The U.S. dollar was steady in early European trading on Tuesday. The currency fluctuated slightly, remaining primarily unchanged. However, it had tumbled down to a near six-week low during the previous session. Federal Reserve Chairman Jerome Powell was due to speak at his semi-annual testimony at Congress. While investors awaited his speech, they rallied the riskier currencies instead of the greenback.
Despite that, the dollar index managed to climb up by 0.01% at 90.002 against a basket of six other currencies on Tuesday. So far, it hasn’t renewed its rally, though.
EUR/USD pair soared by 0.2% to 1.2174 during the last session. Risk-sensitive currencies increased as well. AUD/USD edged up by 0.1% to 0.7917, reaching the highest point in nearly three years. Commodity prices have skyrocketed, causing the Australian dollar to surge.
USD/JPY pair gained 0.1% at 105.14, as well. While the yen is considered a safe-haven, it sometimes soars against the greenback even with riskier currencies’ rally.
The forex market is highly volatile, and sharp ups and downs are nothing new for the traders. However, these sudden gains have triggered concerns of a global rise in inflation, putting the focus on Fed chief Jerome Powell. He will testify before Congress later today.
Traders expect Powell to provide assurance that the agency will not respond to higher inflation with an immediate rate increase. That could potentially cause the greenback to plunge further.

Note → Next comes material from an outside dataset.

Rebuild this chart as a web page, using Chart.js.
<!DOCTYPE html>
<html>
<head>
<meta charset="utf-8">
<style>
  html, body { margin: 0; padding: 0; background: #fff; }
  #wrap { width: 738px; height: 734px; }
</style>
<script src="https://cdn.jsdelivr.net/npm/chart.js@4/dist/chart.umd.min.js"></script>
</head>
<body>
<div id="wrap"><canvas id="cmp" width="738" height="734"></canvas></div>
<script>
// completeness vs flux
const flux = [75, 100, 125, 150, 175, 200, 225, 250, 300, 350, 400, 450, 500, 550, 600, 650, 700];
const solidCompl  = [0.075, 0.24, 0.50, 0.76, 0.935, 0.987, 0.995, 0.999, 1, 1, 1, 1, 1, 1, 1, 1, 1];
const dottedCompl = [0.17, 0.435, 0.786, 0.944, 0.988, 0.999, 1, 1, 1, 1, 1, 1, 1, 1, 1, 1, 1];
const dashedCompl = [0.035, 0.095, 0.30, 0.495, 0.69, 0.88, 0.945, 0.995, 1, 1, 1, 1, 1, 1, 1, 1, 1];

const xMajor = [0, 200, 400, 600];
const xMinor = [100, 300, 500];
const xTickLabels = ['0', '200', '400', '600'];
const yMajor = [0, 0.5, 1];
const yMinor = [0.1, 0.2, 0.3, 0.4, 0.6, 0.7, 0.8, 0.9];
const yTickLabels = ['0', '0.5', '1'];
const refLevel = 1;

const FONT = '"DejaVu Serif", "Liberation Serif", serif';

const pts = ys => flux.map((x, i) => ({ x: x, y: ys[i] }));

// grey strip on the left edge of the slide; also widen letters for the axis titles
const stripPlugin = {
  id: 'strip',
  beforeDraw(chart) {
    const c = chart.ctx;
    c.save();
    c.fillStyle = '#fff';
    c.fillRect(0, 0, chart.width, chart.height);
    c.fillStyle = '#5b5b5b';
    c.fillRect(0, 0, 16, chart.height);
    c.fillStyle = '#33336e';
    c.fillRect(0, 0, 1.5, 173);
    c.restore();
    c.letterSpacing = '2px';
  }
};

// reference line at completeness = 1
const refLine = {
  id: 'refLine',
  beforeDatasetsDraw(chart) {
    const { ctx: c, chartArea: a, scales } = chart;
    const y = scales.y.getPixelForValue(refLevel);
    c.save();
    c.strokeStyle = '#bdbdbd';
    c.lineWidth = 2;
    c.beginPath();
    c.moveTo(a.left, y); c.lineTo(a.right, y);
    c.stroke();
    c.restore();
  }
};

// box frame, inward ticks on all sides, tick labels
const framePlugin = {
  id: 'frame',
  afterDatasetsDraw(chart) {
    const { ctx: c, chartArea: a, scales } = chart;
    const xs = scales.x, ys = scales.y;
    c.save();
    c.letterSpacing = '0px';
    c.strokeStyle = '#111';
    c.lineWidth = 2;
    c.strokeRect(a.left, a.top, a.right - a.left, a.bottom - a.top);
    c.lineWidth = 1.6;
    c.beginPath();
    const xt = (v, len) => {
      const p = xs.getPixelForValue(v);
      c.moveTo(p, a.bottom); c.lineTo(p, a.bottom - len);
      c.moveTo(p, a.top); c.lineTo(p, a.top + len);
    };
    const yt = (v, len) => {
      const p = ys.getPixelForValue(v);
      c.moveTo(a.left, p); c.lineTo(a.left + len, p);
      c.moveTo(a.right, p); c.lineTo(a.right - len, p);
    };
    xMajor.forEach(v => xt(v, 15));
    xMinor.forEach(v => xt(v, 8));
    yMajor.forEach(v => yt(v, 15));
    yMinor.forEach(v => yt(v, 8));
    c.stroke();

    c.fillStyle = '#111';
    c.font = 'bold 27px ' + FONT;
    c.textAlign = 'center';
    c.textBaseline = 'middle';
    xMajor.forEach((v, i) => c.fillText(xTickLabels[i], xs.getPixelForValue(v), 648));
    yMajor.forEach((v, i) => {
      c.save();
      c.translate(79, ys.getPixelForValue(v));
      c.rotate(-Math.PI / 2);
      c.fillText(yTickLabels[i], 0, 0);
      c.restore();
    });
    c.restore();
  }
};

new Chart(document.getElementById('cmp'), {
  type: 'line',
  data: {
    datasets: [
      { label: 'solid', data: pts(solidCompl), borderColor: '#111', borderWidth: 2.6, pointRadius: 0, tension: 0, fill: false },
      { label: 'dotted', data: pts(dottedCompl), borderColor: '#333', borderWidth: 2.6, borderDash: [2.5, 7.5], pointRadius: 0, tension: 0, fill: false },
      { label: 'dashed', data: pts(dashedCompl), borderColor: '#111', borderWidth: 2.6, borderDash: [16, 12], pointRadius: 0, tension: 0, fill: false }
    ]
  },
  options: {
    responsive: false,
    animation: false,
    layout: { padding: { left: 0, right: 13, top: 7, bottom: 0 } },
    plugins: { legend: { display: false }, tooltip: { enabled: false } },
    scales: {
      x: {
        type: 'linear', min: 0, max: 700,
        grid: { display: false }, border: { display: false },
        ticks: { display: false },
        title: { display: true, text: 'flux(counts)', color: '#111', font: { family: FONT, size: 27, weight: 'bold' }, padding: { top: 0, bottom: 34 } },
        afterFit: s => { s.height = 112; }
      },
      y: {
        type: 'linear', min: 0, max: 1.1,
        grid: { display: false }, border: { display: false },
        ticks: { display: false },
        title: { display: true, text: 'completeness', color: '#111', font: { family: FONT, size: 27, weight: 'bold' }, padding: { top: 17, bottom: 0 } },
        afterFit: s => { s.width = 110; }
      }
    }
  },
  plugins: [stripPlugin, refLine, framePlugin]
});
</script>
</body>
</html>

Analysts at ING noted that Powell faces a significant challenge to overcome. He should express confidence in the recovery, but if he overplays it and comes across as overly confident, the bond market decline may turn into a collapse. They also added that usually, the Fed finds the right words on these occasions.

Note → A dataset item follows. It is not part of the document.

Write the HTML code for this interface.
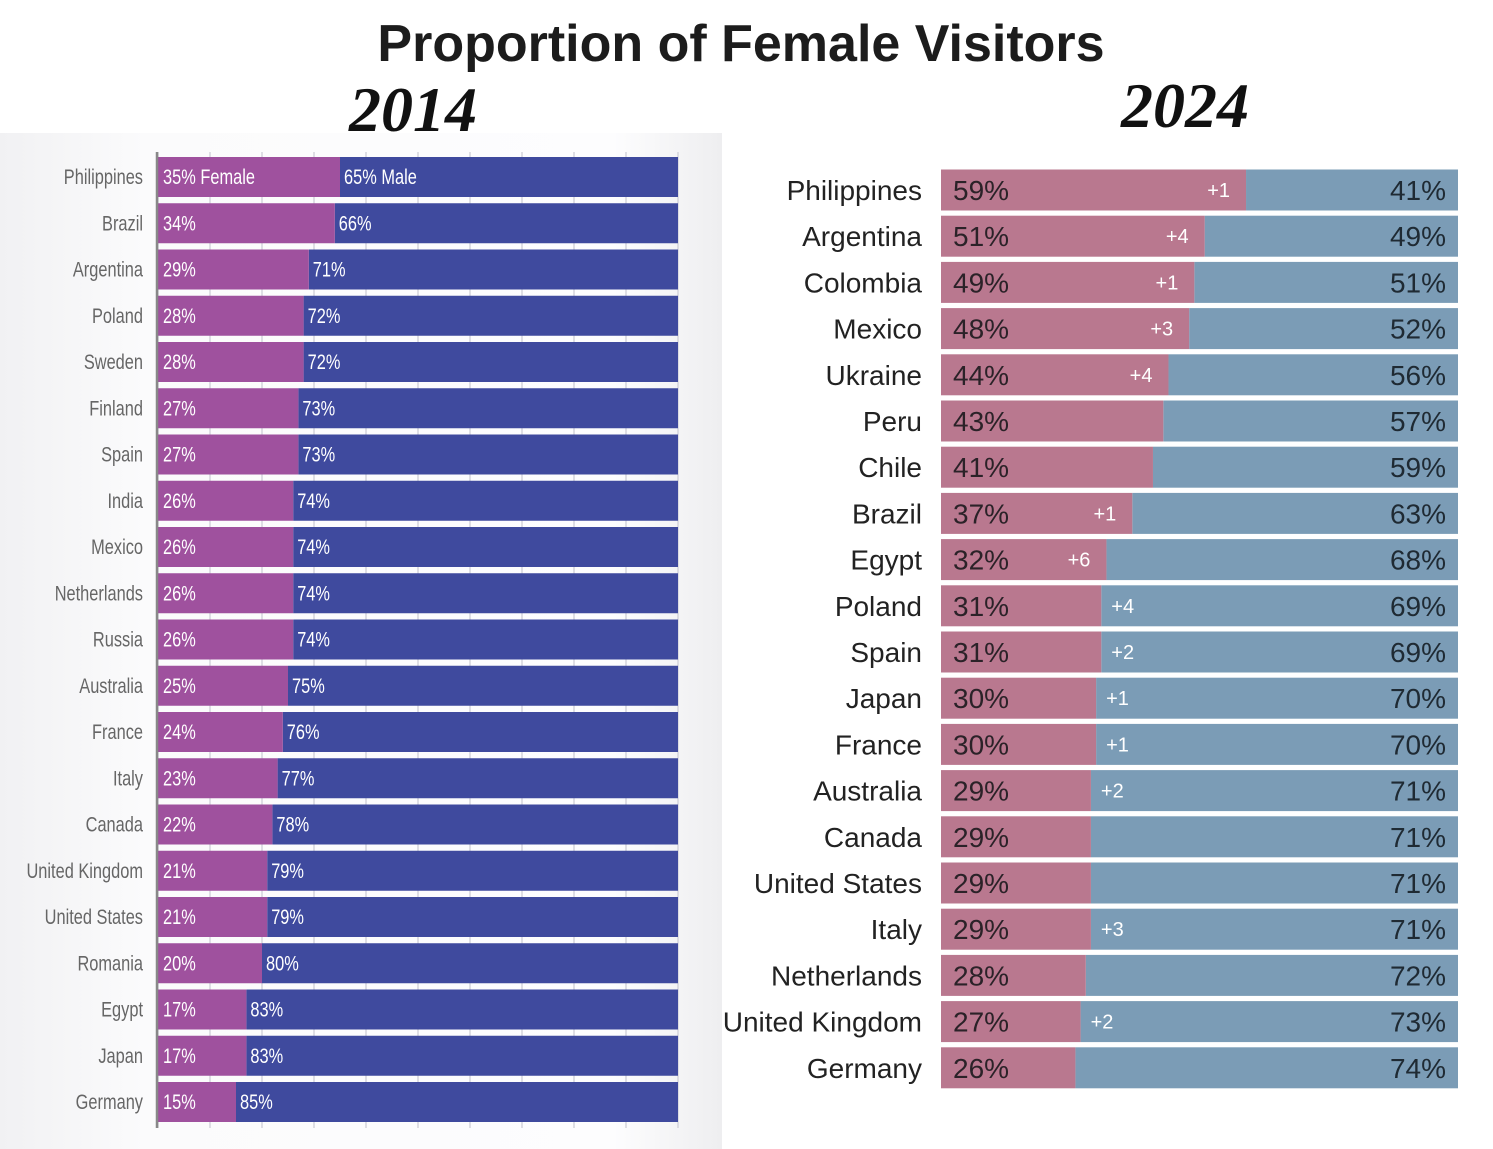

How did the British Pound fare?
GBP/USD pair surged forward by 0.2% at 1.4083, jumping by nearly 3% this month. The U.K. has impressed investors with its coronavirus vaccine program. As a result, traders gained more confidence in a U.K. economic recovery.
U.K. Prime Minister Boris Johnson announced on Monday that he intends to ease lockdown rules over the next four months. He outlined a series of stages to accomplish that.

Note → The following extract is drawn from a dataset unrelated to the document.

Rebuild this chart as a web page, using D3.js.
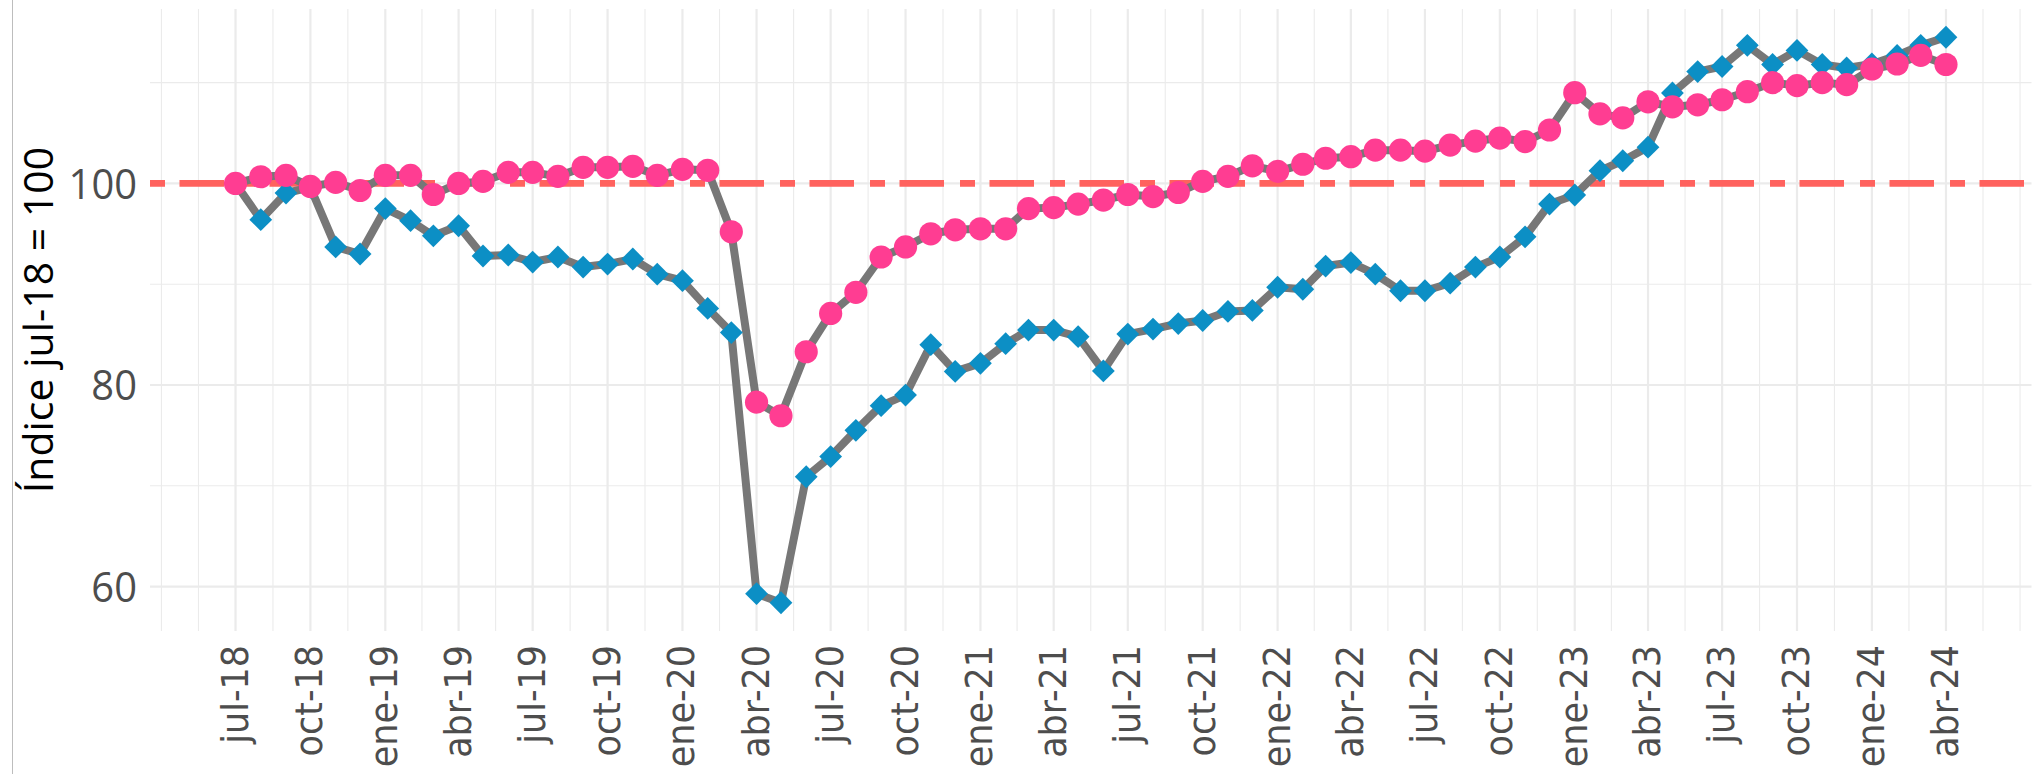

According to ING, the switch from Brexit-related uncertainty to the Covid-19 vaccine rollout-related upside to Britain’s growth outlook hints for more frequent periods of British Pound valuation overshoots.
According to new data released on Tuesday, the U.K.’s unemployment rate increased to 5.1% during the last three months of 2020, reaching its highest level since the first quarter of 2016. Despite that, the number of employees on company payrolls in January jumped by 83,000 from December, as other data from the Office for National Statistics showed.